Quais consequências daquele período podemos observar na política
brasileira nos dias atuais?
Vivemos
hoje no Brasil uma realidade em boa medida que guarda problemas derivados da
transição incompleta havida da ditadura para um regime realmente democrático.
Assim, a estrutura tributária regressiva e que incide sobre o consumo e não a
renda, herdada da ditadura, permanece. Da mesma forma, a concentração
fundiária, a militarização das polícias, a elevada dívida pública, dentre
outros fardos que temos hoje no Brasil e que não foram criados pela ditadura,
mas potencializados por ela, permanecem nos dias atuais e não foram enfrentados
de fato pelas forças políticas que conduziram o Estado brasileiro desde o
advento da democracia. A ditadura proporcionou um acesso direto e intenso ao
Estado brasileiro por parte do empresariado, o que foi impulsionado pelo regime.
No entanto, com a superação do regime pelo sistema inaugurado pela Constituição
de 1988, não houve a alteração dessa marca.
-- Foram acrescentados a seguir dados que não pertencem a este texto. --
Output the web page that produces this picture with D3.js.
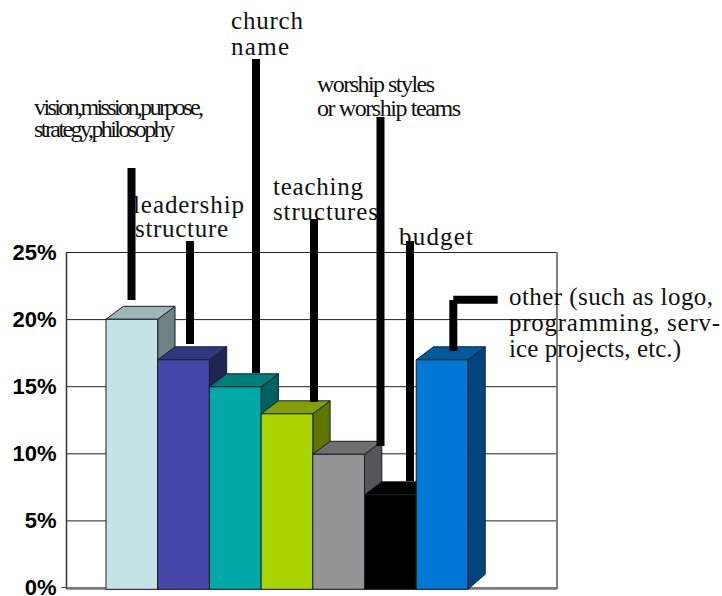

Pelo contrário, o que percebemos é
que os grupos econômicos (de setores como construção civil, bancário e
financeiro, comunicações etc.) fortalecidos com a ditadura, que a apoiaram e
foram favorecidos pelas políticas e medidas implementadas naquele período,
continuaram e continuam poderosos econômica e politicamente até os dias atuais
e permanecem pautando o Estado e as políticas públicas nos dias de hoje, mesmo
superada a ditadura.
É possível esclarecer a população em geral a respeito do que
realmente aconteceu durante o regime militar? Como?
Sim.
Esse é um compromisso que temos que assumir para evitar a repetição de um
regime ditatorial e também para incidir sobre estruturas que foram reforçadas
pelo sistema autoritário, no sentido de transformar o Brasil uma sociedade mais
democrática e justa. Assim, é necessário rever a lei de anistia, que acoberta
os crimes cometidos por agentes do Estado, e julgar os criminosos que cometeram
práticas de tortura, desaparecimento, assassinato e sequestro naquele período.
É necessário também reforçar no ensino brasileiro as lições derivadas da
experiência da ditadura civil-militar. Precisamos rever os nomes de ruas,
logradouros, locais públicos e privados que fazem referência a agentes que
tiveram participação na ditadura e se beneficiaram da mesma. Precisamos também
julgar e punir as empresas que colaboraram com a ditadura, com a repressão e se
beneficiaram das políticas implantadas no período; podemos inclusive cogitar a
expropriação em alguns casos. Por fim, temos que avançar na agenda dos
mecanismos estruturais que foram reforçados pela ditadura e que fazem da
sociedade brasileira uma das mais injustas e desiguais do planeta, como o nosso
sistema tributário, que onera mais os mais pobres; a nossa estrutura fundiária
altamente concentrada; a dívida pública contraída por um regime ilegítimo; e
temos que democratizar os meios de comunicação, que sofreram forte concentração
ao longo da ditadura, em razão da perseguição dos veículos mais independentes e
críticos e favorecimento dos grandes e simpáticos ao regime.